TASK INSTRUCTIONS
Reproduce each line of the material exactly, minus any picture.

— start of STORED DATA —

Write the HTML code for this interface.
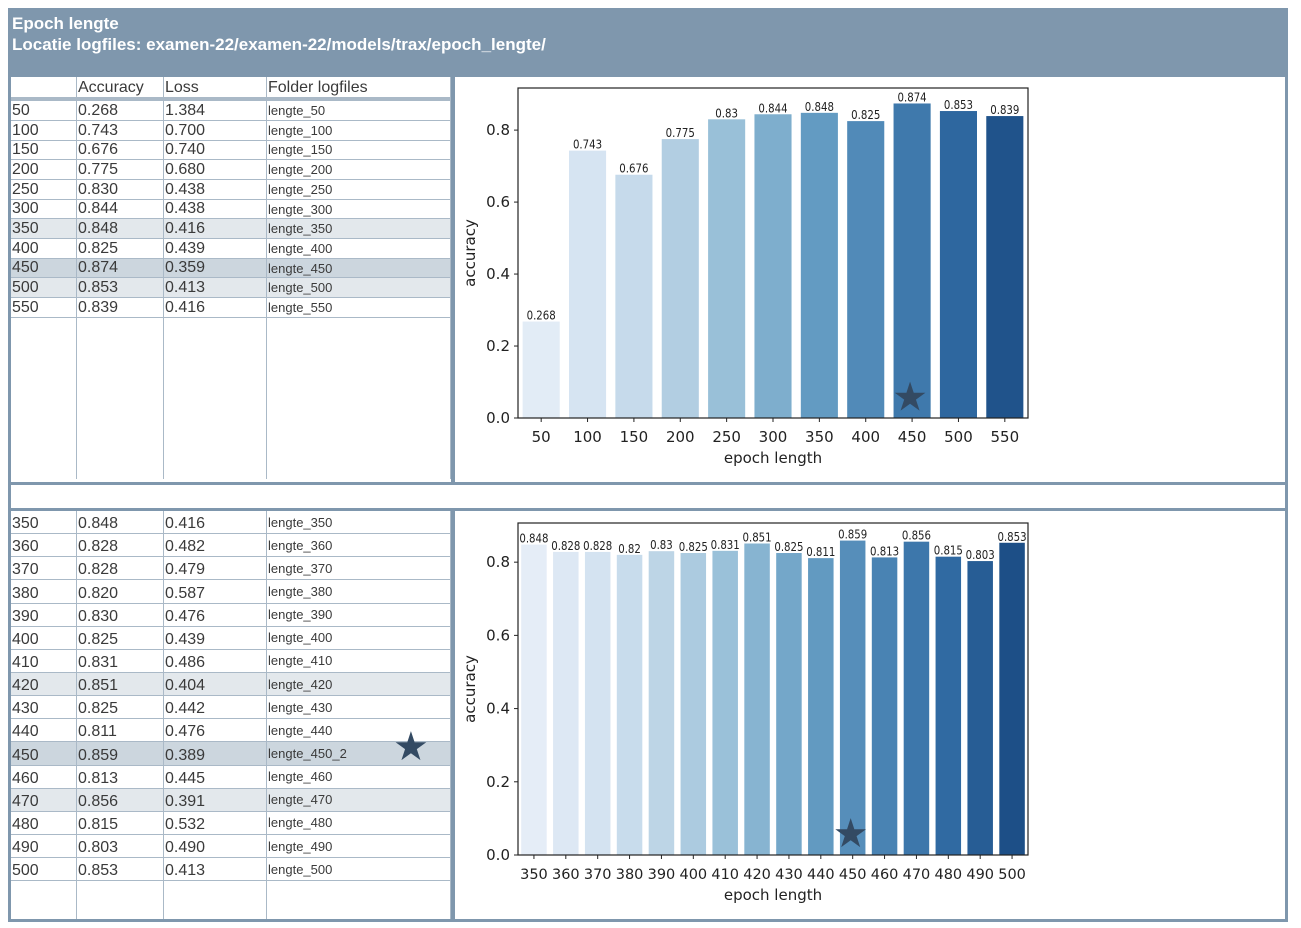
<!DOCTYPE html>
<html><head><meta charset="utf-8">
<style>
body{margin:0;background:#fff;width:1301px;height:928px;position:relative;overflow:hidden;font-family:"Liberation Sans",Arial,sans-serif;}
.abs{position:absolute;}
#header{left:8px;top:8px;width:1280px;height:68px;background:#7f97ad;color:#fff;font-weight:bold;font-size:17px;line-height:21px;}
#header div{padding-left:4px;}
.frame{position:absolute;border:3px solid #7f97ad;box-sizing:border-box;background:#fff;}
table{border-collapse:collapse;position:absolute;font-size:16px;color:#3a3a3a;}
td{padding:0 0 0 1px;border-bottom:1px solid #aab9c7;border-right:1px solid #aab9c7;white-space:nowrap;overflow:hidden;vertical-align:bottom;}
td.f{font-size:13px;vertical-align:middle;}
tr.hl1 td{background:#e3e8ec;}
tr.hl2 td{background:#ccd6de;}
svg text{font-family:"DejaVu Sans",sans-serif;fill:#222;}
</style></head><body>
<div id="header" class="abs">
<div style="padding-top:5px">Epoch lengte</div>
<div>Locatie logfiles: examen-22/examen-22/models/trax/epoch_lengte/</div>
</div>
<div class="frame" style="left:8px;top:74px;width:1280px;height:411px"></div>
<div class="abs" style="left:451px;top:74px;width:4px;height:411px;background:#7f97ad"></div>
<div class="frame" style="left:8px;top:482px;width:1280px;height:29px"></div>
<div class="frame" style="left:8px;top:508px;width:1280px;height:414px"></div>
<div class="abs" style="left:451px;top:508px;width:4px;height:414px;background:#7f97ad"></div>

<table id="t1" style="left:11px;top:77px;width:440px;height:402px"></table>
<table id="t2" style="left:11px;top:511px;width:440px;height:408px"></table>
<div class="abs" style="left:393px;top:727px;font-size:40px;color:#334a63;line-height:40px">★</div>

<svg id="c1" class="abs" style="left:455px;top:77px" width="830" height="403"></svg>
<svg id="c2" class="abs" style="left:455px;top:511px" width="830" height="408"></svg>

<script>
const cats1=["50","100","150","200","250","300","350","400","450","500","550"];
const acc1=[0.268,0.743,0.676,0.775,0.830,0.844,0.848,0.825,0.874,0.853,0.839];
const loss1=["1.384","0.700","0.740","0.680","0.438","0.438","0.416","0.439","0.359","0.413","0.416"];
const lbl1=["0.268","0.743","0.676","0.775","0.83","0.844","0.848","0.825","0.874","0.853","0.839"];
const cats2=["350","360","370","380","390","400","410","420","430","440","450","460","470","480","490","500"];
const acc2=[0.848,0.828,0.828,0.820,0.830,0.825,0.831,0.851,0.825,0.811,0.859,0.813,0.856,0.815,0.803,0.853];
const loss2=["0.416","0.482","0.479","0.587","0.476","0.439","0.486","0.404","0.442","0.476","0.389","0.445","0.391","0.532","0.490","0.413"];
const lbl2=["0.848","0.828","0.828","0.82","0.83","0.825","0.831","0.851","0.825","0.811","0.859","0.813","0.856","0.815","0.803","0.853"];
const yTicks=[0,0.2,0.4,0.6,0.8];
const yTickLabels=["0.0","0.2","0.4","0.6","0.8"];

function fmt3(v){return v.toFixed(3);}
function buildTable(id,cats,acc,loss,hdr,hl,rowH,extraH){
  const t=document.getElementById(id);
  if(hdr){
    const tr=document.createElement('tr');
    
    
    tr.innerHTML='<td style="width:64px;height:20px"></td><td style="width:85px">Accuracy</td><td style="width:101px">Loss</td><td>Folder logfiles</td>';
    tr.querySelectorAll('td').forEach(td=>td.style.borderBottom='4px solid #aab9c7');
    t.appendChild(tr);
  }
  cats.forEach((c,i)=>{
    const tr=document.createElement('tr');
    
    
    if(hl[c]) tr.className=hl[c];
    const folder='lengte_'+c+(id==='t2'&&c==='450'?'_2':'');
    tr.innerHTML='<td style="width:64px;height:'+(rowH-1)+'px">'+c+'</td><td style="width:85px">'+fmt3(acc[i])+'</td><td style="width:101px">'+loss[i]+'</td><td class="f">'+folder+'</td>';
    t.appendChild(tr);
  });
  const tr=document.createElement('tr');
  
  
  tr.innerHTML='<td style="height:'+extraH+'px;border-bottom:none"></td><td style="border-bottom:none"></td><td style="border-bottom:none"></td><td style="border-bottom:none"></td>';
  t.appendChild(tr);
}
buildTable('t1',cats1,acc1,loss1,true,{"350":"hl1","450":"hl2","500":"hl1"},19.6,160);
buildTable('t2',cats2,acc2,loss2,false,{"420":"hl1","450":"hl2","470":"hl1"},23.15,38);

const stops=[[233,240,248],[214,228,242],[188,212,230],[148,189,214],[103,158,196],[74,132,180],[46,104,160],[25,72,128]];
function blue(t){t=Math.max(0,Math.min(1,t))*(stops.length-1);const i=Math.min(stops.length-2,Math.floor(t));const f=t-i;
  const c=stops[i].map((v,k)=>Math.round(v+(stops[i+1][k]-v)*f));return 'rgb('+c.join(',')+')';}
const NS='http://www.w3.org/2000/svg';
function el(svg,tag,attrs,txt){const e=document.createElementNS(NS,tag);for(const k in attrs)e.setAttribute(k,attrs[k]);if(txt!==undefined)e.textContent=txt;svg.appendChild(e);return e;}

function drawChart(id,cats,vals,lbls,box,star,lblSize,t0,t1,xfs){
  const svg=document.getElementById(id);
  const x0=box.x0,x1=box.x1,yT=box.yT,yB=box.yB,ymax=box.ymax;
  const ys=v=>yB-(v/ymax)*(yB-yT);
  const band=(x1-x0)/cats.length;
  const xs=i=>x0+band*(i+0.5);
  cats.forEach((c,i)=>{
    const w=band*0.8,h=yB-ys(vals[i]);
    const r=el(svg,'rect',{x:xs(i)-w/2,y:ys(vals[i]),width:w,height:h,fill:blue(t0+(t1-t0)*i/(cats.length-1))});
    
    
    const t=el(svg,'text',{x:xs(i),y:ys(vals[i])-2,'text-anchor':'middle','font-size':lblSize,transform:'translate('+xs(i)+',0) scale(0.85,1) translate('+(-xs(i))+',0)'},lbls[i]);
    
    
    el(svg,'line',{x1:xs(i),x2:xs(i),y1:yB,y2:yB+4,stroke:'#222','stroke-width':1});
    const xl=el(svg,'text',{x:xs(i),y:yB+24,'text-anchor':'middle','font-size':xfs},c);
    
    
  });
  yTicks.forEach((v,i)=>{
    el(svg,'line',{x1:x0-4,x2:x0,y1:ys(v),y2:ys(v),stroke:'#222'});
    const t=el(svg,'text',{x:x0-8,y:ys(v)+5,'text-anchor':'end','font-size':15},yTickLabels[i]);
    
    
  });
  el(svg,'rect',{x:x0,y:yT,width:x1-x0,height:yB-yT,fill:'none',stroke:'#222','stroke-width':1.2});
  const xt=el(svg,'text',{x:(x0+x1)/2,y:yB+45,'text-anchor':'middle','font-size':15},'epoch length');
  
  
  const yl=el(svg,'text',{x:0,y:0,'text-anchor':'middle','font-size':15,transform:'translate('+(x0-43)+','+((yT+yB)/2)+') rotate(-90)'},'accuracy');
  
  
  const si=cats.indexOf(star);
  const st=el(svg,'text',{x:xs(si)-2,y:ys(0.06)+14,'text-anchor':'middle','font-size':40,fill:'#334a63',style:'fill:#334a63'},'★');
  
  
}
drawChart('c1',cats1,acc1,lbl1,{x0:63,x1:573,yT:11,yB:341,ymax:0.917},'450',12,0.05,0.95,15);
drawChart('c2',cats2,acc2,lbl2,{x0:63,x1:573,yT:12,yB:344,ymax:0.907},'450',12,0.03,0.97,14.5);
</script>
</body></html>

— end of STORED DATA —

FULL RESPONSE
Write the HTML code for this interface.
<!DOCTYPE html>
<html><head><meta charset="utf-8">
<style>
body{margin:0;background:#fff;width:1301px;height:928px;position:relative;overflow:hidden;font-family:"Liberation Sans",Arial,sans-serif;}
.abs{position:absolute;}
#header{left:8px;top:8px;width:1280px;height:68px;background:#7f97ad;color:#fff;font-weight:bold;font-size:17px;line-height:21px;}
#header div{padding-left:4px;}
.frame{position:absolute;border:3px solid #7f97ad;box-sizing:border-box;background:#fff;}
table{border-collapse:collapse;position:absolute;font-size:16px;color:#3a3a3a;}
td{padding:0 0 0 1px;border-bottom:1px solid #aab9c7;border-right:1px solid #aab9c7;white-space:nowrap;overflow:hidden;vertical-align:bottom;}
td.f{font-size:13px;vertical-align:middle;}
tr.hl1 td{background:#e3e8ec;}
tr.hl2 td{background:#ccd6de;}
svg text{font-family:"DejaVu Sans",sans-serif;fill:#222;}
</style></head><body>
<div id="header" class="abs">
<div style="padding-top:5px">Epoch lengte</div>
<div>Locatie logfiles: examen-22/examen-22/models/trax/epoch_lengte/</div>
</div>
<div class="frame" style="left:8px;top:74px;width:1280px;height:411px"></div>
<div class="abs" style="left:451px;top:74px;width:4px;height:411px;background:#7f97ad"></div>
<div class="frame" style="left:8px;top:482px;width:1280px;height:29px"></div>
<div class="frame" style="left:8px;top:508px;width:1280px;height:414px"></div>
<div class="abs" style="left:451px;top:508px;width:4px;height:414px;background:#7f97ad"></div>

<table id="t1" style="left:11px;top:77px;width:440px;height:402px"></table>
<table id="t2" style="left:11px;top:511px;width:440px;height:408px"></table>
<div class="abs" style="left:393px;top:727px;font-size:40px;color:#334a63;line-height:40px">★</div>

<svg id="c1" class="abs" style="left:455px;top:77px" width="830" height="403"></svg>
<svg id="c2" class="abs" style="left:455px;top:511px" width="830" height="408"></svg>

<script>
const cats1=["50","100","150","200","250","300","350","400","450","500","550"];
const acc1=[0.268,0.743,0.676,0.775,0.830,0.844,0.848,0.825,0.874,0.853,0.839];
const loss1=["1.384","0.700","0.740","0.680","0.438","0.438","0.416","0.439","0.359","0.413","0.416"];
const lbl1=["0.268","0.743","0.676","0.775","0.83","0.844","0.848","0.825","0.874","0.853","0.839"];
const cats2=["350","360","370","380","390","400","410","420","430","440","450","460","470","480","490","500"];
const acc2=[0.848,0.828,0.828,0.820,0.830,0.825,0.831,0.851,0.825,0.811,0.859,0.813,0.856,0.815,0.803,0.853];
const loss2=["0.416","0.482","0.479","0.587","0.476","0.439","0.486","0.404","0.442","0.476","0.389","0.445","0.391","0.532","0.490","0.413"];
const lbl2=["0.848","0.828","0.828","0.82","0.83","0.825","0.831","0.851","0.825","0.811","0.859","0.813","0.856","0.815","0.803","0.853"];
const yTicks=[0,0.2,0.4,0.6,0.8];
const yTickLabels=["0.0","0.2","0.4","0.6","0.8"];

function fmt3(v){return v.toFixed(3);}
function buildTable(id,cats,acc,loss,hdr,hl,rowH,extraH){
  const t=document.getElementById(id);
  if(hdr){
    const tr=document.createElement('tr');
    
    
    tr.innerHTML='<td style="width:64px;height:20px"></td><td style="width:85px">Accuracy</td><td style="width:101px">Loss</td><td>Folder logfiles</td>';
    tr.querySelectorAll('td').forEach(td=>td.style.borderBottom='4px solid #aab9c7');
    t.appendChild(tr);
  }
  cats.forEach((c,i)=>{
    const tr=document.createElement('tr');
    
    
    if(hl[c]) tr.className=hl[c];
    const folder='lengte_'+c+(id==='t2'&&c==='450'?'_2':'');
    tr.innerHTML='<td style="width:64px;height:'+(rowH-1)+'px">'+c+'</td><td style="width:85px">'+fmt3(acc[i])+'</td><td style="width:101px">'+loss[i]+'</td><td class="f">'+folder+'</td>';
    t.appendChild(tr);
  });
  const tr=document.createElement('tr');
  
  
  tr.innerHTML='<td style="height:'+extraH+'px;border-bottom:none"></td><td style="border-bottom:none"></td><td style="border-bottom:none"></td><td style="border-bottom:none"></td>';
  t.appendChild(tr);
}
buildTable('t1',cats1,acc1,loss1,true,{"350":"hl1","450":"hl2","500":"hl1"},19.6,160);
buildTable('t2',cats2,acc2,loss2,false,{"420":"hl1","450":"hl2","470":"hl1"},23.15,38);

const stops=[[233,240,248],[214,228,242],[188,212,230],[148,189,214],[103,158,196],[74,132,180],[46,104,160],[25,72,128]];
function blue(t){t=Math.max(0,Math.min(1,t))*(stops.length-1);const i=Math.min(stops.length-2,Math.floor(t));const f=t-i;
  const c=stops[i].map((v,k)=>Math.round(v+(stops[i+1][k]-v)*f));return 'rgb('+c.join(',')+')';}
const NS='http://www.w3.org/2000/svg';
function el(svg,tag,attrs,txt){const e=document.createElementNS(NS,tag);for(const k in attrs)e.setAttribute(k,attrs[k]);if(txt!==undefined)e.textContent=txt;svg.appendChild(e);return e;}

function drawChart(id,cats,vals,lbls,box,star,lblSize,t0,t1,xfs){
  const svg=document.getElementById(id);
  const x0=box.x0,x1=box.x1,yT=box.yT,yB=box.yB,ymax=box.ymax;
  const ys=v=>yB-(v/ymax)*(yB-yT);
  const band=(x1-x0)/cats.length;
  const xs=i=>x0+band*(i+0.5);
  cats.forEach((c,i)=>{
    const w=band*0.8,h=yB-ys(vals[i]);
    const r=el(svg,'rect',{x:xs(i)-w/2,y:ys(vals[i]),width:w,height:h,fill:blue(t0+(t1-t0)*i/(cats.length-1))});
    
    
    const t=el(svg,'text',{x:xs(i),y:ys(vals[i])-2,'text-anchor':'middle','font-size':lblSize,transform:'translate('+xs(i)+',0) scale(0.85,1) translate('+(-xs(i))+',0)'},lbls[i]);
    
    
    el(svg,'line',{x1:xs(i),x2:xs(i),y1:yB,y2:yB+4,stroke:'#222','stroke-width':1});
    const xl=el(svg,'text',{x:xs(i),y:yB+24,'text-anchor':'middle','font-size':xfs},c);
    
    
  });
  yTicks.forEach((v,i)=>{
    el(svg,'line',{x1:x0-4,x2:x0,y1:ys(v),y2:ys(v),stroke:'#222'});
    const t=el(svg,'text',{x:x0-8,y:ys(v)+5,'text-anchor':'end','font-size':15},yTickLabels[i]);
    
    
  });
  el(svg,'rect',{x:x0,y:yT,width:x1-x0,height:yB-yT,fill:'none',stroke:'#222','stroke-width':1.2});
  const xt=el(svg,'text',{x:(x0+x1)/2,y:yB+45,'text-anchor':'middle','font-size':15},'epoch length');
  
  
  const yl=el(svg,'text',{x:0,y:0,'text-anchor':'middle','font-size':15,transform:'translate('+(x0-43)+','+((yT+yB)/2)+') rotate(-90)'},'accuracy');
  
  
  const si=cats.indexOf(star);
  const st=el(svg,'text',{x:xs(si)-2,y:ys(0.06)+14,'text-anchor':'middle','font-size':40,fill:'#334a63',style:'fill:#334a63'},'★');
  
  
}
drawChart('c1',cats1,acc1,lbl1,{x0:63,x1:573,yT:11,yB:341,ymax:0.917},'450',12,0.05,0.95,15);
drawChart('c2',cats2,acc2,lbl2,{x0:63,x1:573,yT:12,yB:344,ymax:0.907},'450',12,0.03,0.97,14.5);
</script>
</body></html>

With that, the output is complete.